In his room there, the ceiling, floor and hangar rack were covered in washi paper made in Kyoto.
“As I entered and stayed in this room, there was the sentiment or sensation of calming, soothing and something that’s grounding you,” said Kondo in a preview of the collection. “You feel at ease.”
This was what he sought to evoke on the Paris runway. His setting, a glass-walled, wooden-beamed pavilion in the Parc Floral, saw its walls and floor coated with wrinkled paper in calming white. Each guest was seated on a stool that was also crafted from a roll of the material resembling a log, itself created using compressed paper that is a by-product of the brand’s pleating technology.

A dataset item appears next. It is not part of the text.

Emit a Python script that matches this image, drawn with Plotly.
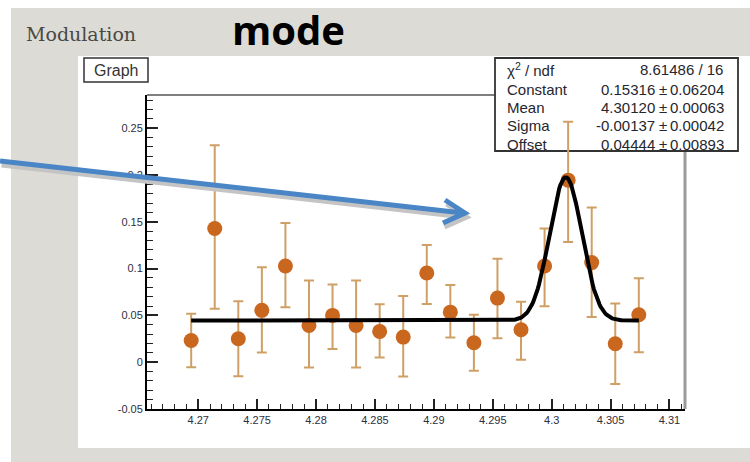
import numpy as np
import plotly.graph_objects as go

# ---------------- data ----------------
x_vals = [4.2694, 4.2714, 4.2734, 4.2754, 4.2774, 4.2794, 4.2814, 4.2834, 4.2854, 4.2874,
          4.2894, 4.2914, 4.2934, 4.2954, 4.2974, 4.2994, 4.3014, 4.3034, 4.3054, 4.3074]
y_vals = [0.0232, 0.1428, 0.0251, 0.0554, 0.1028, 0.0393, 0.0500, 0.0393, 0.0329, 0.0268,
          0.0953, 0.0535, 0.0208, 0.0685, 0.0347, 0.1028, 0.1945, 0.1064, 0.0197, 0.0507]
err_up = [0.0286, 0.089, 0.040, 0.046, 0.046, 0.048, 0.033, 0.048, 0.029, 0.044,
          0.030, 0.029, 0.030, 0.042, 0.030, 0.040, 0.0625, 0.059, 0.043, 0.039]
err_down = [0.0286, 0.0856, 0.040, 0.045, 0.044, 0.045, 0.036, 0.045, 0.028, 0.042,
            0.033, 0.027, 0.030, 0.043, 0.032, 0.043, 0.066, 0.058, 0.043, 0.040]

# fit parameters shown in the stats box
fit_constant = 0.15316
fit_mean = 4.30120
fit_sigma = -0.00137
fit_offset = 0.04444

stat_names = ["Constant", "Mean", "Sigma", "Offset"]
stat_values = ["0.15316", "4.30120", "-0.00137", "0.04444"]
stat_errors = ["0.06204", "0.00063", "0.00042", "0.00893"]
chi2_text = "8.61486 / 16"

x_ticks = [4.27, 4.275, 4.28, 4.285, 4.29, 4.295, 4.3, 4.305, 4.31]
y_ticks = [-0.05, 0, 0.05, 0.1, 0.15, 0.2, 0.25]

# fit curve evaluated from the fit function with the displayed parameters
fx = np.linspace(x_vals[0], x_vals[-1], 400)
fy = fit_offset + fit_constant * np.exp(-0.5 * ((fx - fit_mean) / fit_sigma) ** 2)

# ---------------- layout geometry (pixels) ----------------
W, H = 750, 462
L, R, T, B = 147, 685, 95, 409
PW, PH = R - L, B - T


def px(x):
    return (x - L) / PW


def py(y):
    return (B - y) / PH


fig = go.Figure()

fig.add_trace(go.Scatter(
    x=x_vals, y=y_vals, mode="markers",
    marker=dict(color="#c9671f", size=15, line=dict(width=0)),
    error_y=dict(type="data", array=err_up, arrayminus=err_down,
                 color="#cfa066", thickness=2, width=5),
    showlegend=False, hoverinfo="skip", cliponaxis=False,
))
fig.add_trace(go.Scatter(
    x=fx, y=fy, mode="lines", line=dict(color="black", width=4),
    showlegend=False, hoverinfo="skip",
))

shapes = []
# white areas over the grey paper
for (x0, y0, x1, y1) in [(0, 0, W, 8), (0, 0, 11, H), (78, 56, W, 448)]:
    shapes.append(dict(type="rect", xref="paper", yref="paper", layer="below",
                       x0=px(x0), x1=px(x1), y0=py(y1), y1=py(y0),
                       fillcolor="white", line=dict(width=0)))
# frame (below the stats box)
shapes.append(dict(type="line", xref="paper", yref="paper", layer="below", x0=1, x1=1, y0=0, y1=1,
                   line=dict(color="#9a9a9a", width=3)))
shapes.append(dict(type="line", xref="paper", yref="paper", layer="below", x0=0, x1=1, y0=1, y1=1,
                   line=dict(color="#555555", width=1.5)))
# Graph title box
shapes.append(dict(type="rect", xref="paper", yref="paper",
                   x0=px(84), x1=px(148), y0=py(82), y1=py(58),
                   fillcolor="white", line=dict(color="#333333", width=1.5)))
# stats box (drawn under the data so the peak error bar crosses it)
shapes.append(dict(type="rect", xref="paper", yref="paper", layer="below",
                   x0=px(495), x1=px(738), y0=py(151), y1=py(58),
                   fillcolor="white", line=dict(color="#333333", width=1.8)))

# blue arrow with grey shadow
def arrow_path(dx, dy):
    pts_shaft = [(0 + dx, 161 + dy), (463 + dx, 213 + dy)]
    pts_head = [(445 + dx, 200 + dy), (465 + dx, 213 + dy), (443 + dx, 223 + dy)]
    p = "M {:.4f} {:.4f} L {:.4f} {:.4f} ".format(px(pts_shaft[0][0]), py(pts_shaft[0][1]),
                                                  px(pts_shaft[1][0]), py(pts_shaft[1][1]))
    p += "M {:.4f} {:.4f} L {:.4f} {:.4f} L {:.4f} {:.4f}".format(
        px(pts_head[0][0]), py(pts_head[0][1]), px(pts_head[1][0]), py(pts_head[1][1]),
        px(pts_head[2][0]), py(pts_head[2][1]))
    return p


shapes.append(dict(type="path", xref="paper", yref="paper", path=arrow_path(1.5, 4),
                   line=dict(color="#c4c4c4", width=5)))
shapes.append(dict(type="path", xref="paper", yref="paper", path=arrow_path(0, 0),
                   line=dict(color="#4a86c6", width=5)))

ann = []
ann.append(dict(text="Modulation", xref="paper", yref="paper", x=px(24), y=py(34),
                xanchor="left", yanchor="middle", showarrow=False,
                font=dict(family="DejaVu Serif", size=19, color="#4a4944")))
ann.append(dict(text="<b>mode</b>", xref="paper", yref="paper", x=px(230), y=py(30),
                xanchor="left", yanchor="middle", showarrow=False,
                font=dict(family="Open Sans", size=40, color="black")))
ann.append(dict(text="Graph", xref="paper", yref="paper", x=px(116), y=py(70.5),
                xanchor="center", yanchor="middle", showarrow=False,
                font=dict(family="Liberation Sans", size=16, color="#333333")))

sfont = dict(family="Liberation Sans", size=15, color="#26262e")
row_y = [70, 89, 107, 125.5, 144]
ann.append(dict(text="χ<sup>2</sup> / ndf", xref="paper", yref="paper", x=px(505), y=py(row_y[0]),
                xanchor="left", yanchor="middle", showarrow=False, font=sfont))
ann.append(dict(text=chi2_text, xref="paper", yref="paper", x=px(725), y=py(row_y[0]),
                xanchor="right", yanchor="middle", showarrow=False, font=sfont))
for i, name in enumerate(stat_names):
    yy = py(row_y[i + 1])
    ann.append(dict(text=name, xref="paper", yref="paper", x=px(505), y=yy,
                    xanchor="left", yanchor="middle", showarrow=False, font=sfont))
    ann.append(dict(text=stat_values[i], xref="paper", yref="paper", x=px(657), y=yy,
                    xanchor="right", yanchor="middle", showarrow=False, font=sfont))
    ann.append(dict(text="±", xref="paper", yref="paper", x=px(663), y=yy,
                    xanchor="center", yanchor="middle", showarrow=False, font=sfont))
    ann.append(dict(text=stat_errors[i], xref="paper", yref="paper", x=px(726), y=yy,
                    xanchor="right", yanchor="middle", showarrow=False, font=sfont))

tick_font = dict(family="Liberation Sans", size=11, color="#2e2e40")
fig.update_layout(
    width=W, height=H,
    margin=dict(l=L, r=W - R, t=T, b=H - B, pad=0),
    paper_bgcolor="#dcdbd6", plot_bgcolor="white",
    shapes=shapes, annotations=ann,
    xaxis=dict(range=[4.26565, 4.31132], tickvals=x_ticks, ticktext=[str(v) for v in x_ticks],
               ticks="inside", ticklen=10, tickwidth=1.5, tickcolor="#222",
               minor=dict(dtick=0.001, tick0=4.27, ticks="inside", ticklen=5, tickcolor="#222", tickwidth=1.2),
               showline=True, linecolor="black", linewidth=2, showgrid=False, zeroline=False,
               tickfont=tick_font),
    yaxis=dict(range=[-0.05, 0.2855], tickvals=y_ticks,
               ticktext=["-0.05", "0", "0.05", "0.1", "0.15", "0.2", "0.25"],
               ticks="inside", ticklen=11, tickwidth=1.5, tickcolor="#222",
               minor=dict(dtick=0.01, tick0=0, ticks="inside", ticklen=6, tickcolor="#222", tickwidth=1.2),
               showline=True, linecolor="black", linewidth=2, showgrid=False, zeroline=False,
               tickfont=tick_font),
)

fig.write_html("out.html")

On the runway, Kondo explored different types of papermaking, both in the fabrics used and for aesthetic inspiration. “This collection is about the texture and qualities that you find in paper,” as well as the art of and elements surrounding papermaking, such as light, water and time, and how that can be applied to clothing, he explained.
Some used age-old materials like hemp, others were crafted using modern technology, while still retaining paper’s quality or texture. Certain pieces appeared folded like a box or origami model, with accentuated, angular hips and shoulders and voluntary creasing. There was also a material made from slivers of washi paper and a rayon-silk blend to create a lightweight material that wrapped around the body in a series of stretchy, body-hugging hooded dresses.
Known for its architectural volumes and plays on structure, Issey Miyake’s collection was true to brand while evoking several of the season’s recurrent themes, notably when it came to transparency and outsized volumes.
Crisp, semitransparent fabrics in off-white or black were folded over, emphasizing their proportions and making them alienating yet soothing. A pair of tailored pants in an eggplant hue, with their extra-wide, jagged hips, were just one of any number of standouts.
Knits, ruffled across the body, whispered about softness and calm. As a print on creased satin or as accessories, pressed flower details, reminiscent of those found between the pages of an antique book, underscored the sense of poetry.